━━━ Material supplied

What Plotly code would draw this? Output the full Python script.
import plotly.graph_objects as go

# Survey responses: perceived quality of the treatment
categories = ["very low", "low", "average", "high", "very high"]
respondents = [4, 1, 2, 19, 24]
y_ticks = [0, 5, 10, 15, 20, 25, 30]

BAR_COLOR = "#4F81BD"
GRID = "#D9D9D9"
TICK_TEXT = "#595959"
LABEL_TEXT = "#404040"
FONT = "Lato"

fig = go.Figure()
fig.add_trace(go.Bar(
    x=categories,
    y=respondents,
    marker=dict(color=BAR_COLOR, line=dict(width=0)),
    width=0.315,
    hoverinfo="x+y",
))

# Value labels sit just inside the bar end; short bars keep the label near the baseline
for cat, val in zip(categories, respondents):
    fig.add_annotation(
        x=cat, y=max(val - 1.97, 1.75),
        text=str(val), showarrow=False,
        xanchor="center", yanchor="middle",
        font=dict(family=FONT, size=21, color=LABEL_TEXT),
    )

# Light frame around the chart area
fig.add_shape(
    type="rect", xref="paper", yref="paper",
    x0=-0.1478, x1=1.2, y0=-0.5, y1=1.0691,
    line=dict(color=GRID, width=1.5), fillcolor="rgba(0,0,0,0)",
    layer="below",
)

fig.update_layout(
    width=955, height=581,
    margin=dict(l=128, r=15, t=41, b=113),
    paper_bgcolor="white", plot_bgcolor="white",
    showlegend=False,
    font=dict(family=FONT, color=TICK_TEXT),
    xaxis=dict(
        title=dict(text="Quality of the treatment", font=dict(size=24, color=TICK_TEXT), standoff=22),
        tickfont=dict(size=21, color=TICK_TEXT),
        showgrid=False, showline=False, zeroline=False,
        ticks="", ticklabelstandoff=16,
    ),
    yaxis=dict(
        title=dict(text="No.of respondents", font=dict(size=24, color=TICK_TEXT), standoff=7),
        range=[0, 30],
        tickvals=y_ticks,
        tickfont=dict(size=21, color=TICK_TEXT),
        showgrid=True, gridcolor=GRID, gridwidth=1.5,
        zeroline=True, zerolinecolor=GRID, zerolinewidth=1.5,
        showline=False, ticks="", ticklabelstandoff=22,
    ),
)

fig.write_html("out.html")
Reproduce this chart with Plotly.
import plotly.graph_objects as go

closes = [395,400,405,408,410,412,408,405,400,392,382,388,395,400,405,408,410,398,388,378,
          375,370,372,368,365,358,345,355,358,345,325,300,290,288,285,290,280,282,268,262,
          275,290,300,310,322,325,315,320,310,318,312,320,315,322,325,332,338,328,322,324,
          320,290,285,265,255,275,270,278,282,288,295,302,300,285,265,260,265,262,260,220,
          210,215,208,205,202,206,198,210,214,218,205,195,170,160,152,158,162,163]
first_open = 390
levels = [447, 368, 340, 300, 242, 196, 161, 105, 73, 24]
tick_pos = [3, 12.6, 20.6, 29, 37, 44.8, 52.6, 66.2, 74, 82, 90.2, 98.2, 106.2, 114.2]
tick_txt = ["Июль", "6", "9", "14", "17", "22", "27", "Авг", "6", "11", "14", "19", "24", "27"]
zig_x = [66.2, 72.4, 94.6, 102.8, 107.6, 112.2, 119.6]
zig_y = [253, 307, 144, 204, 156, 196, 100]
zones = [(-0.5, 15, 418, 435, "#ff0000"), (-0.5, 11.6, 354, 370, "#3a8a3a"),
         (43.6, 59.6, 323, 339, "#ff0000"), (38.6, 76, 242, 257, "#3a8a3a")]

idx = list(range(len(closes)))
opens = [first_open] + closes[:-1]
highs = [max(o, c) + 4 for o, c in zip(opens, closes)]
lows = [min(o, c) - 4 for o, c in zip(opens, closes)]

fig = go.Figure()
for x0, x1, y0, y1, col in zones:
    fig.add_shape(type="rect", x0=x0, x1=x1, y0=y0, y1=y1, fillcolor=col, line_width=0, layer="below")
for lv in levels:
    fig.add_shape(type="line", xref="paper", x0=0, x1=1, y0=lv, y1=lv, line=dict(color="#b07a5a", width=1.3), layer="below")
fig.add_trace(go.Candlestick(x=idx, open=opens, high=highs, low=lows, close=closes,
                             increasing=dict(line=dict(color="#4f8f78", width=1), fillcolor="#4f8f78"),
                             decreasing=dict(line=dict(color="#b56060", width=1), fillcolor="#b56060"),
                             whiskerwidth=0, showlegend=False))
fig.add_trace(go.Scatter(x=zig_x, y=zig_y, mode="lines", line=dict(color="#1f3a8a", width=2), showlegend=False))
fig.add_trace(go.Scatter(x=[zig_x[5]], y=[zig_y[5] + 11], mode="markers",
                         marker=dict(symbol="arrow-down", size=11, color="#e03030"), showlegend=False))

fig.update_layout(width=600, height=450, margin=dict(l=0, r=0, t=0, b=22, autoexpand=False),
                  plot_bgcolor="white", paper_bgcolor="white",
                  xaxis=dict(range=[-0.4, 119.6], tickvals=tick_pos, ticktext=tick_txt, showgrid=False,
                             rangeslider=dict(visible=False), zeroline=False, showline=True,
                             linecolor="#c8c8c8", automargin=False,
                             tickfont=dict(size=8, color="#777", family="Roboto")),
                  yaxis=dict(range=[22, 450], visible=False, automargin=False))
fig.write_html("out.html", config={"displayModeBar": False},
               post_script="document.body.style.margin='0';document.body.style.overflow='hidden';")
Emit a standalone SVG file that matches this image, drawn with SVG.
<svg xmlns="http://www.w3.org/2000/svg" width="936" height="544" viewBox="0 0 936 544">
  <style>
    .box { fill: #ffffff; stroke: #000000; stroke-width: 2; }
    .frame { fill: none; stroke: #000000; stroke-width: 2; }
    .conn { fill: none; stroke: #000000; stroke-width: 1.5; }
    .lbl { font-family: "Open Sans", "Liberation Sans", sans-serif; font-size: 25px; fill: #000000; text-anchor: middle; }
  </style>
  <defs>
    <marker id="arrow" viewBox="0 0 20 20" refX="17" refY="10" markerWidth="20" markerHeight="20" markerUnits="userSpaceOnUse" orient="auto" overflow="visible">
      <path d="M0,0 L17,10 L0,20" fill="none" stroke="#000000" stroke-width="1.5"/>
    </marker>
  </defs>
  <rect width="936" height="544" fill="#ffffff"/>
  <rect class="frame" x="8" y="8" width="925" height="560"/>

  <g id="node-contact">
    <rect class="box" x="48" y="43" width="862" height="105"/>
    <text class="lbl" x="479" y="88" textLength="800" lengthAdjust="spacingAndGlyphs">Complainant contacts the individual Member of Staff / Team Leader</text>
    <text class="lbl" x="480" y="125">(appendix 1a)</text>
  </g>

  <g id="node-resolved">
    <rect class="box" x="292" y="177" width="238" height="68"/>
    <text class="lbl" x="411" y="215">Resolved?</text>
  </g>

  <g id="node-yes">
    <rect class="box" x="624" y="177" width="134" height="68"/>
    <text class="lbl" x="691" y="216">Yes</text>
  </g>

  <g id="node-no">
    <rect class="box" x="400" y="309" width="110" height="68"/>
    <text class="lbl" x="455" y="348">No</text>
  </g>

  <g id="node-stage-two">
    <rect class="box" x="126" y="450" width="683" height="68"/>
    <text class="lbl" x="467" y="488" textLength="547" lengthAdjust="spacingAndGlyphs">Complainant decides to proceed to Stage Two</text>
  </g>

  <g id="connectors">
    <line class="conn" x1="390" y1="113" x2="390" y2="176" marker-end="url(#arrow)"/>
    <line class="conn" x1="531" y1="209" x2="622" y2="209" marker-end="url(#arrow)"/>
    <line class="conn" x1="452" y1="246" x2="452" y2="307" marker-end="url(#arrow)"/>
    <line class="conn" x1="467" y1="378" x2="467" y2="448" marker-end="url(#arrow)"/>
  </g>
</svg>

━━━━━━
━━━ Material supplied

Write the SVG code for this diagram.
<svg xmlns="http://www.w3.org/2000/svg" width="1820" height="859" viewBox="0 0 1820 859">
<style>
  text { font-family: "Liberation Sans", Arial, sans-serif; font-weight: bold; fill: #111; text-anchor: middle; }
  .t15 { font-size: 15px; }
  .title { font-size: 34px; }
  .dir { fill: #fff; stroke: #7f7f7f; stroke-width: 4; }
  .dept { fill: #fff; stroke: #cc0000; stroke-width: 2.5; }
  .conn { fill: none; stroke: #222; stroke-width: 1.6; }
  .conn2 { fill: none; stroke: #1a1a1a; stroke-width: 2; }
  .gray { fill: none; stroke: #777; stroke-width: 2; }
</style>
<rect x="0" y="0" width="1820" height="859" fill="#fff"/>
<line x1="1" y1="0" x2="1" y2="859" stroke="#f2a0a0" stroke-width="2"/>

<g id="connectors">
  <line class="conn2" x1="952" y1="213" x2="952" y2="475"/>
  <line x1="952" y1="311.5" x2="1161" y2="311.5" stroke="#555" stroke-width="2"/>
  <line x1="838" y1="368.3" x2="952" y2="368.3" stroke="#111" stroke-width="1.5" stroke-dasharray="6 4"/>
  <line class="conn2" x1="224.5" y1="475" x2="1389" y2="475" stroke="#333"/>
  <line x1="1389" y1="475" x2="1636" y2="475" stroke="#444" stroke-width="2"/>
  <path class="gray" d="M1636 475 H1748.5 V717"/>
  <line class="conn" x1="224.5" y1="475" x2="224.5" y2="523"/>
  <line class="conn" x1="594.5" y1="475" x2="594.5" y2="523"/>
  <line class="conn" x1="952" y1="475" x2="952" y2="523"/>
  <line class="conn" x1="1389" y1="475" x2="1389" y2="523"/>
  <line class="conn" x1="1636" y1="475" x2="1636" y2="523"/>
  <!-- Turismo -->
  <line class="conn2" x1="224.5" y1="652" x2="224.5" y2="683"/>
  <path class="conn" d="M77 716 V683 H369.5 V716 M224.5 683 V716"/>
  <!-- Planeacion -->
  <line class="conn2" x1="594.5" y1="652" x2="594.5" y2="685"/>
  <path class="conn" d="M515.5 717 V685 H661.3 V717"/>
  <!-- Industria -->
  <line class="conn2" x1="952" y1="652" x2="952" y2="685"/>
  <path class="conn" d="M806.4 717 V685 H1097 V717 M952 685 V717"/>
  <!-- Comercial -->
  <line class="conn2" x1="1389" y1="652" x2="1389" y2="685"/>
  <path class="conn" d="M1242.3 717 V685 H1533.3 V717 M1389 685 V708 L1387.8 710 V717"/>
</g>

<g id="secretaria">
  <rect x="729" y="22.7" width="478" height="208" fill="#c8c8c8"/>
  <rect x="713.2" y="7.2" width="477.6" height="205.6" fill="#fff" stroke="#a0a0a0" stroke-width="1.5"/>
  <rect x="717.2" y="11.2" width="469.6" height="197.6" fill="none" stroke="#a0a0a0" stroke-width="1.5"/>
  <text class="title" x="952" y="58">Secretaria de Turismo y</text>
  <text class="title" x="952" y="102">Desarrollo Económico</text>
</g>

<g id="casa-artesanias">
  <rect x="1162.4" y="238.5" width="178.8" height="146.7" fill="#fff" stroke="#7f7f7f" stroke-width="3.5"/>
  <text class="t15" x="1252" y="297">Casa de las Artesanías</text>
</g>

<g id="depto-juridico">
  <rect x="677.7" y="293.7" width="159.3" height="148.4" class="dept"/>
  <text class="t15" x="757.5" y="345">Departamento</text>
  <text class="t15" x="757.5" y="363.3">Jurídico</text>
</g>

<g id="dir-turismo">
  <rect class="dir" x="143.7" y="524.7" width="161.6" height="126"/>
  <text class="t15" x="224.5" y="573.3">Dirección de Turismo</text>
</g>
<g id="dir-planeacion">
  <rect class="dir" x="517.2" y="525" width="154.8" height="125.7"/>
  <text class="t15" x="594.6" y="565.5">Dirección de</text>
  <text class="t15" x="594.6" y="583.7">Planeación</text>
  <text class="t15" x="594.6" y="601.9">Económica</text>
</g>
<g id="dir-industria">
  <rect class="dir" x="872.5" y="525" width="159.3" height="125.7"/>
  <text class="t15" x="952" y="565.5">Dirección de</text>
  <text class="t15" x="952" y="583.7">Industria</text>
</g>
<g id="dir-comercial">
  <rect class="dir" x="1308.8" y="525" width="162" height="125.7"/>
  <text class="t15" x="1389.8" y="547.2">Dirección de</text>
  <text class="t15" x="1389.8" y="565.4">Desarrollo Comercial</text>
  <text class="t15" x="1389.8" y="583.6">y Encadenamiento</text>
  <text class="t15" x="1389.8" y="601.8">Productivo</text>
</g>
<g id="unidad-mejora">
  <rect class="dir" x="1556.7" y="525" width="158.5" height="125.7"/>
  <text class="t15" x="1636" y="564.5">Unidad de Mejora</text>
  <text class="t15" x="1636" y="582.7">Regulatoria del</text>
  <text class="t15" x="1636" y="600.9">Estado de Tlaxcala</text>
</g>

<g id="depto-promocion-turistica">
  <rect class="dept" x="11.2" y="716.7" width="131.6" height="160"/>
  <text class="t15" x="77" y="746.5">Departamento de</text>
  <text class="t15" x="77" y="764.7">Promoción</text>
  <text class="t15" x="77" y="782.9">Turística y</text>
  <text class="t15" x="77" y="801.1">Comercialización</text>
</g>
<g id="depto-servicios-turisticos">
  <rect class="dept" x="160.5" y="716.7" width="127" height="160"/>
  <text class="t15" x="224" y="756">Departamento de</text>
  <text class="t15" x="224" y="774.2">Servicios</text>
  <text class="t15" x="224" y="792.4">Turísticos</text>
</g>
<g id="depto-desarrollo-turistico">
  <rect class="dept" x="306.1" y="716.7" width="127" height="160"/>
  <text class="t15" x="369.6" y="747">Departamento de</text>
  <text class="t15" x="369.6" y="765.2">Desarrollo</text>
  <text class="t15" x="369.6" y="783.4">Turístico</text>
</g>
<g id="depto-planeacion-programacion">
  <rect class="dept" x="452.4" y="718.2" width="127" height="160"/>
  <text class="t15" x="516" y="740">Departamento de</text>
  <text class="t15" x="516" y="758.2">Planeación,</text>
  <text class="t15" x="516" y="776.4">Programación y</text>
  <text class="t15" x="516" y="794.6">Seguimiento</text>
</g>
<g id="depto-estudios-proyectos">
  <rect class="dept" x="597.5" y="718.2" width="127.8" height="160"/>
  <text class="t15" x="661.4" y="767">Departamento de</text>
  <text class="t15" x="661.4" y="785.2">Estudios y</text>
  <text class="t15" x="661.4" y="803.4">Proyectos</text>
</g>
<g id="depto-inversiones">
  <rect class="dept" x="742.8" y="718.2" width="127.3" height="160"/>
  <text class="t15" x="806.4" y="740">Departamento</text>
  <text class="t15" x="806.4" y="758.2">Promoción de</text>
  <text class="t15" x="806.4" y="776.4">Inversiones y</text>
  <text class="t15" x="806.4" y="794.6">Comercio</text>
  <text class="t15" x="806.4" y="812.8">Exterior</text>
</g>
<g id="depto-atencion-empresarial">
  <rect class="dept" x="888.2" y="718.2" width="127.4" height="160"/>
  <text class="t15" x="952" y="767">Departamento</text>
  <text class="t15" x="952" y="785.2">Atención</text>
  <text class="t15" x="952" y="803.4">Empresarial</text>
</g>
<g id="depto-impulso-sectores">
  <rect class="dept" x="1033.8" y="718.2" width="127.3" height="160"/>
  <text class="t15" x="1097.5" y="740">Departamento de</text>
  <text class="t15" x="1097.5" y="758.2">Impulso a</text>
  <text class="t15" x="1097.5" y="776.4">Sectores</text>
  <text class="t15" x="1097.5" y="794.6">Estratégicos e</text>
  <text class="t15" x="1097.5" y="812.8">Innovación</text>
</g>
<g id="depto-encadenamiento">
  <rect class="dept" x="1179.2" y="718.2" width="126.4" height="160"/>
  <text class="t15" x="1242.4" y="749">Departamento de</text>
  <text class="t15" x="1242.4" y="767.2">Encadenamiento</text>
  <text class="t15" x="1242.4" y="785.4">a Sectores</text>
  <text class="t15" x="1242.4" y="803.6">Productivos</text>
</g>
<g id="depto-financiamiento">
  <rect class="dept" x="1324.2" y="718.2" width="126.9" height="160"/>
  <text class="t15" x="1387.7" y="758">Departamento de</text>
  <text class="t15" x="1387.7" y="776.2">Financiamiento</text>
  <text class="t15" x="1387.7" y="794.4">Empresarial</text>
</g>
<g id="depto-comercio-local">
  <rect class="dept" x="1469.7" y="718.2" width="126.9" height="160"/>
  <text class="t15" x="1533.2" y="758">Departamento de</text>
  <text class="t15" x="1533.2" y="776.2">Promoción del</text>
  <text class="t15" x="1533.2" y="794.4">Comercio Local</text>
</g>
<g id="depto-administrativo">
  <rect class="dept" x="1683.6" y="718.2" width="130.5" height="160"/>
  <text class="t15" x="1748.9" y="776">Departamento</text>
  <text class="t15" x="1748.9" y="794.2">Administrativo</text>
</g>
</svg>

━━━━━━

Task directions =>
Locate all lines that include the word "chart" and copy them out.

Output for this exercise =>
# Light frame around the chart area
Reproduce this chart with Plotly.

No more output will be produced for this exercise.